Sense & Sensibility
Time Out says
PBS’s “Complete Jane Austen” project ends on a high note, with a delightful version of Sense & Sensibility from screenwriter Andrew Davies, British TV’s dean of the literary adaptation. Taking good advantage of the generous running time, Davies’s script preserves the sense of wistful longing at the heart of the story, while also locating a vein of humor in its Cinderella-like setup. Hattie Morahan and Charity Wakefield occupy the center as Elinor and Marianne Dashwood respectively, who are exiled from a comfy country house to a dingy cottage along with their mother (the always superb Janet McTeer) and precocious kid sis Margaret (Lucy Boynton) by one of those quirks of inheritance law that were an Austen specialty. Most English majors (and viewers of Ang Lee’s 1995 version) probably recall what happens next—17-year-old Marianne has to choose between Mr. Willoughby (Dominic Cooper), an age-appropriate cad, and a dignified suitor twice her age (David Morrissey); Elinor, meanwhile, pines for handsome minister Edward Ferrars (Dan Stevens), brother of the evil in-law who is behind the Dashwood’s troubles.

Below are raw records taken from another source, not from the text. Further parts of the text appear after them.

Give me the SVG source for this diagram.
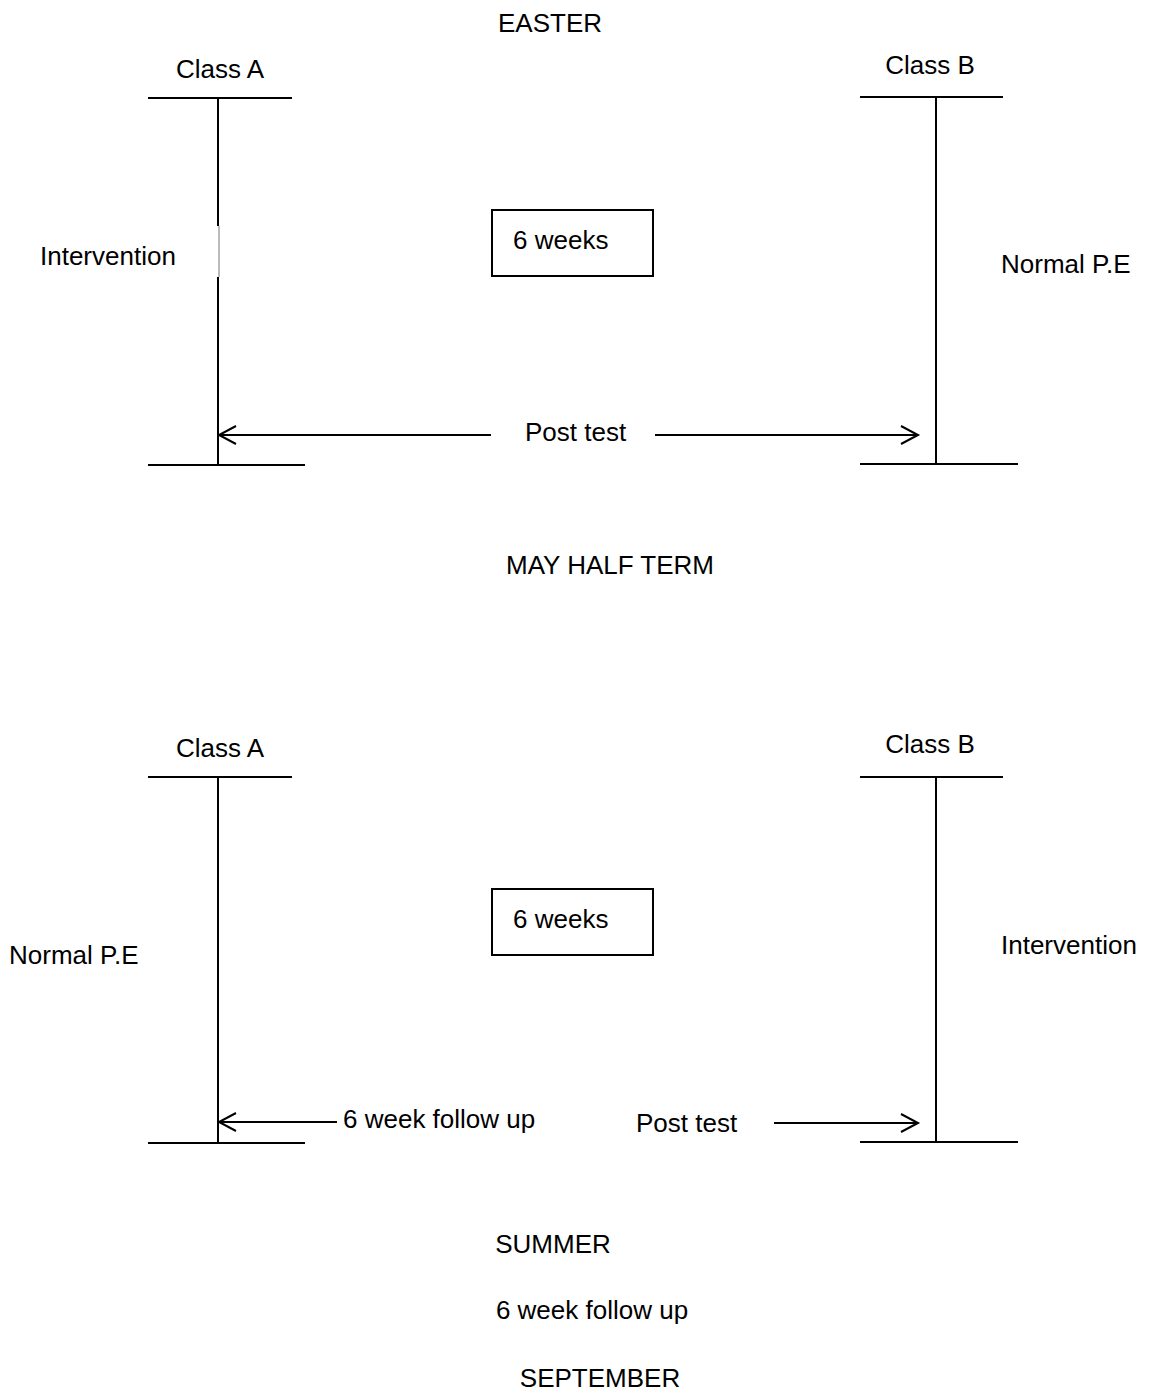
<svg xmlns="http://www.w3.org/2000/svg" width="1155" height="1394" viewBox="0 0 1155 1394">
<style>
text{font-family:"Liberation Sans",Arial,sans-serif;font-size:26px;fill:#000}
.ln{stroke:#000;stroke-width:2;fill:none}
.thin{stroke:#777;stroke-width:1;fill:none}
.mid{text-anchor:middle}
</style>
<rect width="1155" height="1394" fill="#fff"/>
<g id="labels">
<text class="mid" x="550" y="32">EASTER</text>
<text class="mid" x="610" y="574">MAY HALF TERM</text>
<text class="mid" x="553" y="1253">SUMMER</text>
<text class="mid" x="592" y="1319">6 week follow up</text>
<text class="mid" x="600" y="1387">SEPTEMBER</text>
</g>
<g id="top-classA">
<text class="mid" x="220" y="78">Class A</text>
<line class="ln" x1="148" y1="98" x2="292" y2="98"/>
<line class="ln" x1="218" y1="98" x2="218" y2="226"/>
<line class="thin" x1="219" y1="226" x2="219" y2="277"/>
<line class="ln" x1="218" y1="277" x2="218" y2="465"/>
<line class="ln" x1="148" y1="465" x2="305" y2="465"/>
<text x="40" y="265">Intervention</text>
</g>
<g id="top-classB">
<text class="mid" x="930" y="74">Class B</text>
<line class="ln" x1="860" y1="97" x2="1003" y2="97"/>
<line class="ln" x1="936" y1="97" x2="936" y2="464"/>
<line class="ln" x1="860" y1="464" x2="1018" y2="464"/>
<text x="1001" y="273">Normal P.E</text>
</g>
<g id="top-box">
<rect class="ln" x="492" y="210" width="161" height="66"/>
<text x="513" y="249">6 weeks</text>
</g>
<g id="top-posttest">
<text x="525" y="441">Post test</text>
</g>
<g id="bottom-classA">
<text class="mid" x="220" y="757">Class A</text>
<line class="ln" x1="148" y1="777" x2="292" y2="777"/>
<line class="ln" x1="218" y1="777" x2="218" y2="1143"/>
<line class="ln" x1="148" y1="1143" x2="305" y2="1143"/>
<text x="9" y="964">Normal P.E</text>
</g>
<g id="bottom-classB">
<text class="mid" x="930" y="753">Class B</text>
<line class="ln" x1="860" y1="777" x2="1003" y2="777"/>
<line class="ln" x1="936" y1="777" x2="936" y2="1142"/>
<line class="ln" x1="860" y1="1142" x2="1018" y2="1142"/>
<text x="1001" y="954">Intervention</text>
</g>
<g id="bottom-box">
<rect class="ln" x="492" y="889" width="161" height="66"/>
<text x="513" y="928">6 weeks</text>
</g>
<g id="bottom-texts">
<text x="343" y="1128">6 week follow up</text>
<text x="636" y="1132">Post test</text>
</g>
<g id="connectors">
<line class="ln" x1="491" y1="435" x2="219" y2="435"/>
<polyline class="ln" points="236,426 219,435 236,444"/>
<line class="ln" x1="655" y1="435" x2="918" y2="435"/>
<polyline class="ln" points="901,426 918,435 901,444"/>
<line class="ln" x1="337" y1="1122" x2="219" y2="1122"/>
<polyline class="ln" points="236,1113 219,1122 236,1131"/>
<line class="ln" x1="774" y1="1123" x2="918" y2="1123"/>
<polyline class="ln" points="901,1114 918,1123 901,1132"/>
</g>
</svg>
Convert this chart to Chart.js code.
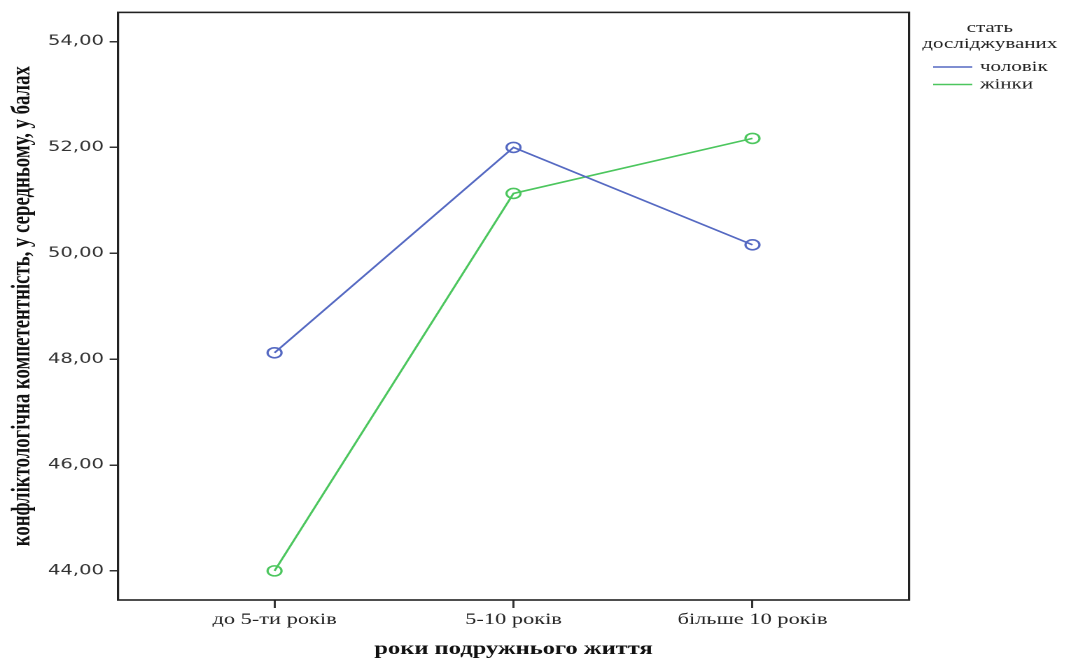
<!DOCTYPE html>
<html>
<head>
<meta charset="utf-8">
<script src="https://cdn.jsdelivr.net/npm/chart.js@4"></script>
<style>
    html, body { margin: 0; padding: 0; background: #fff; overflow: hidden; }
    /* the reference is drawn wide: render narrow and stretch horizontally */
    #wrap {
        position: absolute; left: 0; top: 0;
        width: 761.43px; height: 660px;
        transform: scaleX(1.4); transform-origin: 0 0;
    }
</style>
</head>
<body>
<div id="wrap"><canvas id="chart"></canvas></div>
<script>
const categories = ['до 5-ти років', '5-10 років', 'більше 10 років'];
const maleValues = [48.12, 52.00, 50.16];
const femaleValues = [44.00, 51.13, 52.17];
const yTicks = [44, 46, 48, 50, 52, 54];
const seriesNames = ['чоловік', 'жінки'];
const legendTitle = ['стать', 'досліджуваних'];

const BLUE = '#5569c2';
const GREEN = '#4cc65e';

// Frame around the plot area
const framePlugin = {
    id: 'frame',
    afterDraw(chart) {
        const { ctx, chartArea: a } = chart;
        ctx.save();
        ctx.strokeStyle = '#222';
        ctx.lineWidth = 1.6;
        ctx.strokeRect(a.left, a.top, a.right - a.left, a.bottom - a.top);
        ctx.restore();
    }
};

// SPSS style legend on the right
const legendPlugin = {
    id: 'sideLegend',
    afterDraw(chart) {
        const ctx = chart.ctx;
        ctx.save();
        ctx.fillStyle = '#222';
        ctx.font = '15px "Liberation Serif", serif';
        ctx.textAlign = 'center';
        ctx.textBaseline = 'middle';
        legendTitle.forEach((t, i) => ctx.fillText(t, 707, 28 + i * 16));

        ctx.textAlign = 'left';
        chart.data.datasets.forEach((ds, i) => {
            const y = 67 + i * 17.5;
            ctx.strokeStyle = ds.borderColor;
            ctx.lineWidth = 1.6;
            ctx.beginPath();
            ctx.moveTo(666.5, y);
            ctx.lineTo(694.5, y);
            ctx.stroke();
            ctx.fillStyle = '#222';
            ctx.fillText(ds.label, 700, y);
        });
        ctx.restore();
    }
};

const toPoints = vals => vals.map((v, i) => ({ x: i, y: v }));

new Chart(document.getElementById('chart'), {
    type: 'line',
    data: {
        datasets: [{
            label: seriesNames[0],
            data: toPoints(maleValues),
            borderColor: BLUE,
            pointBorderColor: BLUE,
            pointBackgroundColor: 'rgba(0,0,0,0)',
            borderWidth: 1.6,
            pointRadius: 5,
            pointBorderWidth: 1.6,
            tension: 0
        }, {
            label: seriesNames[1],
            data: toPoints(femaleValues),
            borderColor: GREEN,
            pointBorderColor: GREEN,
            pointBackgroundColor: 'rgba(0,0,0,0)',
            borderWidth: 1.6,
            pointRadius: 5,
            pointBorderWidth: 1.6,
            tension: 0
        }]
    },
    options: {
        responsive: true,
        maintainAspectRatio: false,
        animation: false,
        devicePixelRatio: 2,
        layout: { padding: { left: 0, right: 112.1, top: 10, bottom: 0 } },
        plugins: {
            legend: { display: false },
            tooltip: { enabled: false }
        },
        scales: {
            x: {
                type: 'linear',
                min: -0.655,
                max: 2.655,
                afterBuildTicks: axis => { axis.ticks = categories.map((c, i) => ({ value: i })); },
                afterFit: axis => { axis.height = 60; },
                border: { display: false },
                grid: {
                    drawOnChartArea: false,
                    drawTicks: true,
                    tickLength: 8,
                    color: '#333',
                    lineWidth: 1.5
                },
                ticks: {
                    callback: v => categories[v],
                    color: '#222',
                    padding: 2,
                    maxRotation: 0,
                    font: { family: '"Liberation Serif", serif', size: 16 }
                },
                title: {
                    display: true,
                    text: 'роки подружнього життя',
                    color: '#111',
                    padding: { top: 0, bottom: 0 },
                    font: { family: '"Liberation Serif", serif', size: 17.5, weight: 'bold' }
                }
            },
            y: {
                min: 43.45,
                max: 54.55,
                afterBuildTicks: axis => { axis.ticks = yTicks.map(v => ({ value: v })); },
                afterFit: axis => { axis.width = 84.3; },
                border: { display: false },
                grid: {
                    drawOnChartArea: false,
                    drawTicks: true,
                    tickLength: 6,
                    color: '#333',
                    lineWidth: 1.5
                },
                ticks: {
                    callback: v => v.toFixed(2).replace('.', ','),
                    color: '#333',
                    padding: 4,
                    font: { family: '"DejaVu Sans", sans-serif', size: 14 }
                },
                title: {
                    display: true,
                    text: 'конфліктологічна компетентність, у середньому, у балах',
                    color: '#111',
                    padding: { top: 5, bottom: 0 },
                    font: { family: '"Liberation Serif", serif', size: 18.8, weight: 'bold' }
                }
            }
        }
    },
    plugins: [framePlugin, legendPlugin]
});
</script>
</body>
</html>
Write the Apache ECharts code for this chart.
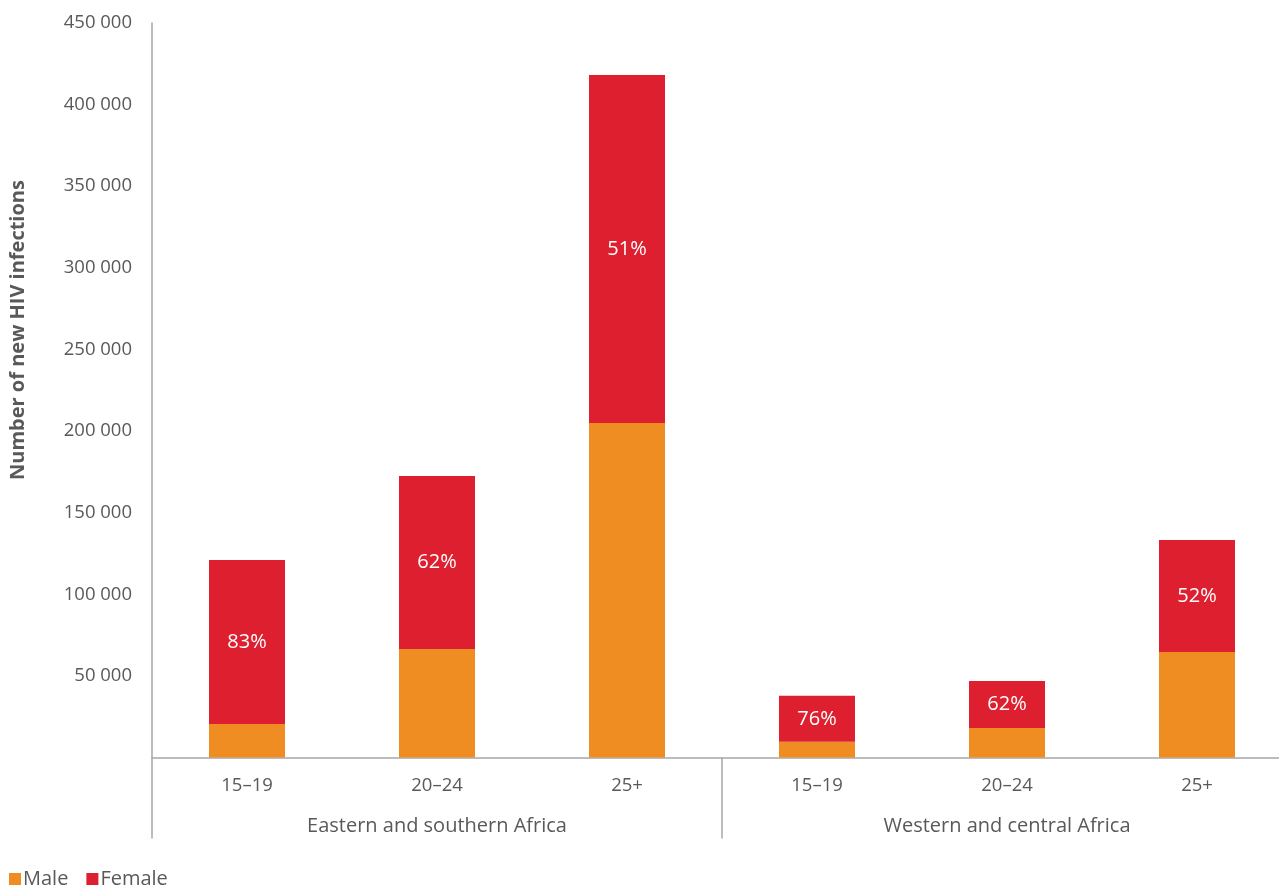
<!DOCTYPE html>
<html>
<head>
<meta charset="utf-8">
<script src="https://cdn.jsdelivr.net/npm/echarts@6/dist/echarts.min.js"></script>
<style>
  * { margin: 0; padding: 0; }
  body { background: #fff; }
  #chart { width: 1279px; height: 886px; }
</style>
</head>
<body>
<div id="chart"></div>
<script>
// age groups (first level of x axis) and regions (second level)
var ageGroups = ['15–19', '20–24', '25+', '15–19', '20–24', '25+'];
var regions = ['Eastern and southern Africa', 'Western and central Africa'];

// new HIV infections
var maleValues = [20600, 66500, 205000, 9600, 18100, 64700];
var femaleValues = [100400, 106000, 213200, 28200, 28800, 68600];
// share of females, as printed on the bars
var femaleShare = ['83%', '62%', '51%', '76%', '62%', '52%'];

var yTicks = { min: 0, max: 450000, interval: 50000 };

var textFont = '"Open Sans", Lato, sans-serif';
var textColor = '#595959';
var axisColor = '#a6a6a6';

var myChart = echarts.init(document.getElementById('chart'));
myChart.setOption({
  animation: false,
  textStyle: { fontFamily: textFont },
  // the plot runs a little past the right edge, as in the source picture
  grid: {
    left: 152, width: 1140, top: 23, bottom: 128.5,
    containLabel: false, outerBoundsMode: 'none'
  },
  legend: {
    left: 4, bottom: -8,
    itemWidth: 12, itemHeight: 12, itemGap: 18,
    icon: 'rect',
    textStyle: { fontSize: 20, color: textColor, fontFamily: textFont, padding: [0, 0, 0, -3] },
    data: ['Male', 'Female']
  },
  xAxis: [
    {
      type: 'category',
      data: ageGroups,
      axisLine: { show: true, lineStyle: { color: axisColor, width: 1.5 } },
      axisTick: { show: false },
      axisLabel: { color: textColor, fontSize: 18.5, margin: 19, fontFamily: textFont }
    },
    {
      type: 'category',
      data: regions,
      position: 'bottom',
      axisLine: { show: false },
      axisTick: { show: true, length: 81, lineStyle: { color: axisColor, width: 1.5 } },
      axisLabel: { color: textColor, fontSize: 20, margin: 59, fontFamily: textFont }
    }
  ],
  yAxis: {
    type: 'value',
    min: yTicks.min, max: yTicks.max, interval: yTicks.interval,
    axisLine: { show: true, lineStyle: { color: axisColor, width: 1.5 } },
    axisTick: { show: false },
    splitLine: { show: false },
    axisLabel: {
      color: textColor, fontSize: 18.5, margin: 20, fontFamily: textFont,
      formatter: function (v) {
        if (v === 0) return '';
        return String(v).replace(/\B(?=(\d{3})+(?!\d))/g, ' ');
      }
    }
  },
  graphic: [{
    type: 'text',
    x: 18, y: 330,
    rotation: Math.PI / 2,
    style: {
      text: 'Number of new HIV infections',
      fontSize: 20, fontWeight: 'bold', fill: textColor, fontFamily: textFont,
      align: 'center', verticalAlign: 'middle'
    }
  }],
  series: [
    {
      name: 'Male', type: 'bar', stack: 'total',
      xAxisIndex: 0,
      barWidth: '40%',
      itemStyle: { color: '#EF8C22' },
      data: maleValues
    },
    {
      name: 'Female', type: 'bar', stack: 'total',
      xAxisIndex: 0,
      barWidth: '40%',
      itemStyle: { color: '#DE1F2F' },
      label: {
        show: true, position: 'inside',
        color: '#fff', fontSize: 20, fontFamily: textFont,
        formatter: function (p) { return femaleShare[p.dataIndex]; }
      },
      data: femaleValues
    }
  ]
});
</script>
</body>
</html>
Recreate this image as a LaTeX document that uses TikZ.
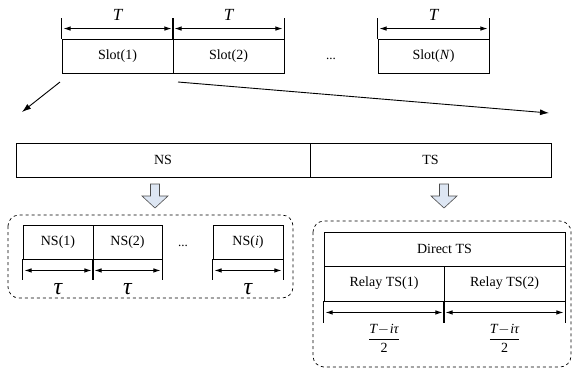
\documentclass[tikz,border=0pt]{standalone}
\usepackage{fontspec}
\setmainfont{Liberation Serif}
\usetikzlibrary{arrows.meta}
\definecolor{hollowfill}{RGB}{221,230,243}
\begin{document}
\begin{tikzpicture}[x=1pt,y=-1pt,
  cell/.style={draw,line width=0.9pt,inner sep=0pt,font=\fontsize{14}{16}\selectfont},
  dim/.style={{Latex[length=7pt,width=4.5pt]}-{Latex[length=7pt,width=4.5pt]},line width=0.8pt},
  tick/.style={line width=0.6pt},
  conn/.style={-{Latex[length=9pt,width=6pt]},line width=0.9pt},
  grp/.style={draw,dashed,rounded corners=11pt,line width=0.7pt},
  hollow/.style={draw=black!70,fill=hollowfill,line width=0.6pt},
  lbl/.style={inner sep=0pt,font=\fontsize{17}{18}\selectfont\itshape},
  taul/.style={inner sep=0pt,font=\fontsize{24}{26}\selectfont\itshape},
  fracl/.style={inner sep=0pt,font=\fontsize{14}{16}\selectfont}
]
\useasboundingbox (0,0) rectangle (572,368);
% top slots
\node[cell,minimum width=111pt,minimum height=34pt] (s1) at (117.5,56) {Slot(1)};
\node[cell,minimum width=111pt,minimum height=34pt] (s2) at (228.5,56) {Slot(2)};
\node[cell,minimum width=111pt,minimum height=34pt] (sN) at (433.5,56) {Slot(\textit{N})};
\node[inner sep=0pt,font=\fontsize{13}{15}\selectfont] (dots1) at (331,59) {...};
\foreach \n in {s1,s2,sN}{
  \draw[tick] (\n.north west) -- ++(0,-21);
  \draw[tick] (\n.north east) -- ++(0,-21);
  \draw[dim] ([xshift=2pt,yshift=10pt]\n.north west) -- ([xshift=-2pt,yshift=10pt]\n.north east);
  \node[lbl] at ([yshift=24pt]\n.north) {T};
}
% NS / TS bar
\node[cell,minimum width=294pt,minimum height=34pt] (ns) at (163,160) {NS};
\node[cell,minimum width=241pt,minimum height=34pt] (ts) at (430.5,160) {TS};
\coordinate (a1) at (60,82);
\coordinate (a1e) at (22,112);
\coordinate (a2) at (178,82);
\coordinate (a2e) at (549,113);
\draw[conn] (a1) -- (a1e);
\draw[conn] (a2) -- (a2e);
% hollow arrows
\foreach \cx in {155,444}{
  \draw[hollow] (\cx-4.5,184) -- (\cx+4.5,184) -- (\cx+4.5,196) -- (\cx+13,196)
     -- (\cx,208) -- (\cx-13,196) -- (\cx-4.5,196) -- cycle;
}
% left group
\draw[grp] (8,215) rectangle (293,298);
\node[cell,minimum width=70pt,minimum height=34pt] (n1) at (58,242) {NS(1)};
\node[cell,minimum width=69pt,minimum height=34pt] (n2) at (127.5,242) {NS(2)};
\node[cell,minimum width=70pt,minimum height=34pt] (ni) at (248,242) {NS(\textit{i})};
\node[inner sep=0pt,font=\fontsize{13}{15}\selectfont] (dots2) at (183,246) {...};
\foreach \n in {n1,n2,ni}{
  \draw[tick] (\n.south west) -- ++(0,21);
  \draw[tick] (\n.south east) -- ++(0,21);
  \draw[dim] ([xshift=2pt,yshift=-11pt]\n.south west) -- ([xshift=-2pt,yshift=-11pt]\n.south east);
  \node[taul] at ([yshift=-30pt]\n.south) {τ};
}
% right group
\draw[grp] (313,221) rectangle (571,367);
\node[cell,minimum width=241pt,minimum height=34pt] (dts) at (444.5,249) {Direct TS};
\node[cell,minimum width=120pt,minimum height=35pt] (r1) at (384,283.5) {Relay TS(1)};
\node[cell,minimum width=121pt,minimum height=35pt] (r2) at (504.5,283.5) {Relay TS(2)};
\foreach \n in {r1,r2}{
  \draw[tick] (\n.south west) -- ++(0,22);
  \draw[tick] (\n.south east) -- ++(0,22);
  \draw[dim] ([xshift=2pt,yshift=-11pt]\n.south west) -- ([xshift=-2pt,yshift=-11pt]\n.south east);
  \node[fracl] at ([yshift=-37pt]\n.south)
    {$\displaystyle\frac{\textit{T}\!-\!\textit{iτ}}{\mbox{2}}$};
}
\end{tikzpicture}
\end{document}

Willoughby is so transparently a rake—his seduction of Marianne goes further than in other adaptations—that it’s hard to get terribly invested in that side of the story (it also doesn’t help that Morrissey is much older than his character). As in the 1995 film, the most compelling aspect is the relationship between Elinor and Edward. As Morahan is younger than Emma Thompson was, Elinor’s fear of old-maidhood is less of an issue, with more conflict coming from uncertainty over whether Edward will stay true to his values. The question is answered in a moment made so cathartic by Morahan that even those who know what’s coming may find themselves wiping away tears.